### INFORMATION SHOWN
• • • • • • •

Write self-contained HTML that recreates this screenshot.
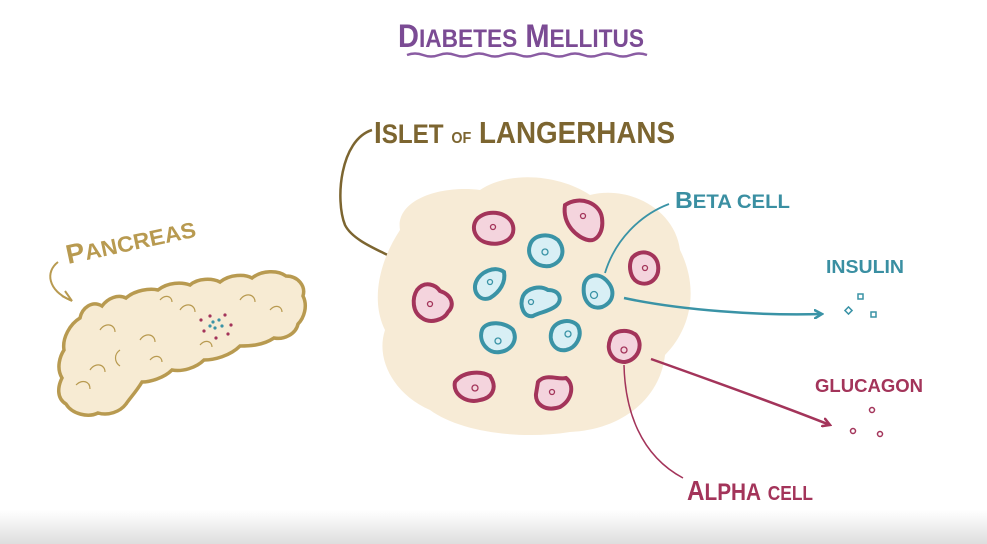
<!DOCTYPE html>
<html><head><meta charset="utf-8"><style>
html,body{margin:0;padding:0;background:#fff;}
svg{display:block}
text{font-family:"Liberation Sans",sans-serif;font-weight:bold;}
</style></head><body>
<svg width="987" height="544" viewBox="0 0 987 544" xmlns="http://www.w3.org/2000/svg">
<defs>
<linearGradient id="bg" x1="0" y1="0" x2="0" y2="1">
<stop offset="0" stop-color="#fff"/><stop offset="1" stop-color="#dedede"/>
</linearGradient>
<marker id="ab" markerWidth="10" markerHeight="10" refX="8" refY="5" orient="auto" markerUnits="userSpaceOnUse"><path d="M1,1 L8,5 L1,9" fill="none" stroke="#3a93a6" stroke-width="2.5" stroke-linecap="round"/></marker>
<marker id="ap" markerWidth="10" markerHeight="10" refX="8" refY="5" orient="auto" markerUnits="userSpaceOnUse"><path d="M1,1 L8,5 L1,9" fill="none" stroke="#a3345a" stroke-width="2.5" stroke-linecap="round"/></marker>
</defs>
<rect x="0" y="510" width="987" height="34" fill="url(#bg)"/>

<text x="398" y="47" fill="#7b4b94" font-size="32" textLength="246" lengthAdjust="spacingAndGlyphs">D<tspan font-size="25">IABETES</tspan> M<tspan font-size="25">ELLITUS</tspan></text>
<path d="M407,55 q8,-3 16,0 t16,0 t16,0 t16,0 t16,0 t16,0 t16,0 t16,0 t16,0 t16,0 t16,0 t16,0 t16,0 t16,0 t16,0" fill="none" stroke="#8a5ca3" stroke-width="2.5"/>

<text x="374" y="143" fill="#7c6530" font-size="31" textLength="301" lengthAdjust="spacingAndGlyphs">I<tspan font-size="27">SLET</tspan> <tspan font-size="16">OF</tspan> LANGERHANS</text>
<path d="M372,130 C340,140 335,200 345,225 C355,245 395,255 404,265" fill="none" stroke="#7c6530" stroke-width="2.5"/>

<path d="M400,230 C395,200 440,185 480,190 C510,170 560,175 590,195 C630,185 675,210 680,250 C700,290 690,330 665,355 C660,400 620,430 570,432 C520,440 460,432 430,410 C395,395 375,360 385,330 C370,300 380,260 400,230 Z" fill="#f7ebd6"/>

<g stroke-width="4">
<g fill="#f4d4dd" stroke="#a3345a">
<path d="M478,218 C490,208 510,213 513,226 C516,240 500,246 488,243 C474,240 470,226 478,218Z"/>
<path d="M565,205 C580,195 600,203 602,218 C604,233 596,242 588,240 C578,238 562,225 565,205Z"/>
<path d="M632,258 C640,248 656,252 658,265 C660,278 650,286 640,283 C630,280 628,266 632,258Z"/>
<path d="M417,290 C425,280 436,285 440,291 C452,295 455,305 448,312 C444,320 430,324 422,318 C412,312 412,298 417,290Z"/>
<path d="M455,382 C462,372 480,370 490,376 C498,388 492,398 480,400 C468,404 452,395 455,382Z"/>
<path d="M538,382 C545,373 558,380 566,378 C575,385 572,400 560,407 C545,412 535,404 536,394Z"/>
<path d="M610,340 C612,330 628,328 636,335 C644,345 638,360 625,362 C612,362 606,350 610,340Z"/>
</g>
<g fill="#d8eff5" stroke="#3a93a6">
<path d="M530,245 C533,235 548,232 558,240 C566,250 563,262 550,266 C535,268 526,256 530,245Z"/>
<path d="M476,282 C480,272 495,265 504,272 C506,282 500,292 490,298 C480,302 472,292 476,282Z"/>
<path d="M523,296 C527,288 540,285 548,290 C560,290 563,300 556,306 C548,312 540,312 533,316 C524,318 519,306 523,296Z"/>
<path d="M584,285 C586,275 598,272 606,280 C616,290 614,302 602,307 C590,310 582,300 584,285Z"/>
<path d="M482,330 C486,320 506,322 513,330 C518,340 512,350 500,352 C488,354 478,342 482,330Z"/>
<path d="M552,330 C556,320 572,318 578,326 C583,336 576,348 566,350 C554,352 548,340 552,330Z"/>
</g>
</g>
<g fill="none" stroke-width="1.3">
<g stroke="#a3345a"><circle cx="493" cy="227" r="2.5"/><circle cx="583" cy="216" r="2.5"/><circle cx="645" cy="268" r="2.5"/><circle cx="430" cy="304" r="2.5"/><circle cx="475" cy="388" r="3"/><circle cx="552" cy="392" r="2.5"/><circle cx="624" cy="350" r="3"/></g>
<g stroke="#3a93a6"><circle cx="545" cy="252" r="3"/><circle cx="490" cy="282" r="2.5"/><circle cx="531" cy="302" r="2.5"/><circle cx="594" cy="295" r="3.5"/><circle cx="498" cy="341" r="3"/><circle cx="568" cy="334" r="3"/></g>
</g>

<text x="675" y="208" fill="#3a8fa2" font-size="23" textLength="115" lengthAdjust="spacingAndGlyphs">B<tspan font-size="19">ETA CELL</tspan></text>
<path d="M669,204 C640,215 615,240 605,273" fill="none" stroke="#3a93a6" stroke-width="1.8"/>
<path d="M624,298 C680,310 760,316 822,314" fill="none" stroke="#3a93a6" stroke-width="2.5" marker-end="url(#ab)"/>
<text x="826" y="273" fill="#3a8fa2" font-size="18" textLength="78" lengthAdjust="spacingAndGlyphs">INSULIN</text>
<g fill="none" stroke="#3a93a6" stroke-width="1.5"><rect x="858" y="294" width="5" height="5"/><rect x="871" y="312" width="5" height="5"/><rect x="846" y="308" width="5" height="5" transform="rotate(45 848.5 310.5)"/></g>

<path d="M651,359 C710,380 780,405 830,425" fill="none" stroke="#a3345a" stroke-width="2.5" marker-end="url(#ap)"/>
<text x="815" y="392" fill="#a3345a" font-size="18" textLength="108" lengthAdjust="spacingAndGlyphs">GLUCAGON</text>
<g fill="none" stroke="#a3345a" stroke-width="1.5"><circle cx="872" cy="410" r="2.5"/><circle cx="853" cy="431" r="2.5"/><circle cx="880" cy="434" r="2.5"/></g>
<path d="M624,365 C625,410 640,455 683,478" fill="none" stroke="#a3345a" stroke-width="1.5"/>
<text x="687" y="500" fill="#a3345a" font-size="28" textLength="126" lengthAdjust="spacingAndGlyphs">A<tspan font-size="24">LPHA</tspan> <tspan font-size="20">CELL</tspan></text>

<text x="68" y="264" fill="#b89a50" font-size="27" textLength="132" lengthAdjust="spacingAndGlyphs" transform="rotate(-12 68 264)">P<tspan font-size="22">ANCREAS</tspan></text>
<path d="M58,262 C45,272 48,290 70,300" fill="none" stroke="#b89a50" stroke-width="2"/>
<path d="M62,296 L72,301 L65,291" fill="none" stroke="#b89a50" stroke-width="2"/>
<path d="M80,318 C82,308 92,300 102,306 C108,298 118,294 126,298 C135,290 150,288 158,290 C168,282 182,282 190,285 C198,278 212,278 220,282 C230,274 245,274 252,278 C262,270 278,270 286,276 C298,276 306,286 303,296 C308,306 304,318 298,324 C296,334 284,340 274,338 C262,346 248,346 240,346 C230,356 214,360 204,360 C196,368 182,372 172,370 C164,378 150,382 142,382 C136,392 130,398 126,404 C120,412 108,416 98,413 C88,418 72,414 66,404 C56,398 58,386 62,378 C56,368 60,356 64,350 C62,338 70,324 80,318 Z" fill="#f7ebd3" stroke="#b89a50" stroke-width="3.5"/>
<g fill="none" stroke="#b89a50" stroke-width="1.2">
<path d="M100,330 c5,-8 15,-6 15,2"/><path d="M140,340 c5,-8 15,-6 15,2"/><path d="M180,310 c5,-8 15,-6 15,2"/><path d="M240,300 c5,-8 15,-6 15,2"/><path d="M90,370 c5,-8 15,-6 15,2"/><path d="M160,300 c5,-6 12,-4 12,2"/><path d="M270,310 c5,-6 12,-4 12,2"/><path d="M200,345 c5,-6 12,-4 12,2"/><path d="M120,350 c-6,4 -6,12 0,16"/><path d="M76,385 c6,-6 14,-4 14,4"/><path d="M150,360 c5,-6 12,-4 12,2"/>
</g>
<g fill="#a3345a"><circle cx="201" cy="320" r="1.6"/><circle cx="210" cy="316" r="1.6"/><circle cx="225" cy="315" r="1.6"/><circle cx="231" cy="325" r="1.6"/><circle cx="228" cy="334" r="1.6"/><circle cx="204" cy="331" r="1.6"/><circle cx="216" cy="338" r="1.6"/></g>
<g fill="#3a93a6"><circle cx="213" cy="322" r="1.6"/><circle cx="219" cy="320" r="1.6"/><circle cx="222" cy="326" r="1.6"/><circle cx="215" cy="328" r="1.6"/><circle cx="210" cy="326" r="1.6"/></g>
</svg>
</body></html>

• • • • • • •

### AIM
Please restate the material above line by line, exactly, beginning at its first line and ending with the line that contains "q8,-3 16,0 t16,0", without any pictures.

### EXERCISE ANSWER
Write self-contained HTML that recreates this screenshot.
<!DOCTYPE html>
<html><head><meta charset="utf-8"><style>
html,body{margin:0;padding:0;background:#fff;}
svg{display:block}
text{font-family:"Liberation Sans",sans-serif;font-weight:bold;}
</style></head><body>
<svg width="987" height="544" viewBox="0 0 987 544" xmlns="http://www.w3.org/2000/svg">
<defs>
<linearGradient id="bg" x1="0" y1="0" x2="0" y2="1">
<stop offset="0" stop-color="#fff"/><stop offset="1" stop-color="#dedede"/>
</linearGradient>
<marker id="ab" markerWidth="10" markerHeight="10" refX="8" refY="5" orient="auto" markerUnits="userSpaceOnUse"><path d="M1,1 L8,5 L1,9" fill="none" stroke="#3a93a6" stroke-width="2.5" stroke-linecap="round"/></marker>
<marker id="ap" markerWidth="10" markerHeight="10" refX="8" refY="5" orient="auto" markerUnits="userSpaceOnUse"><path d="M1,1 L8,5 L1,9" fill="none" stroke="#a3345a" stroke-width="2.5" stroke-linecap="round"/></marker>
</defs>
<rect x="0" y="510" width="987" height="34" fill="url(#bg)"/>

<text x="398" y="47" fill="#7b4b94" font-size="32" textLength="246" lengthAdjust="spacingAndGlyphs">D<tspan font-size="25">IABETES</tspan> M<tspan font-size="25">ELLITUS</tspan></text>
<path d="M407,55 q8,-3 16,0 t16,0 t16,0 t16,0 t16,0 t16,0 t16,0 t16,0 t16,0 t16,0 t16,0 t16,0 t16,0 t16,0 t16,0" fill="none" stroke="#8a5ca3" stroke-width="2.5"/>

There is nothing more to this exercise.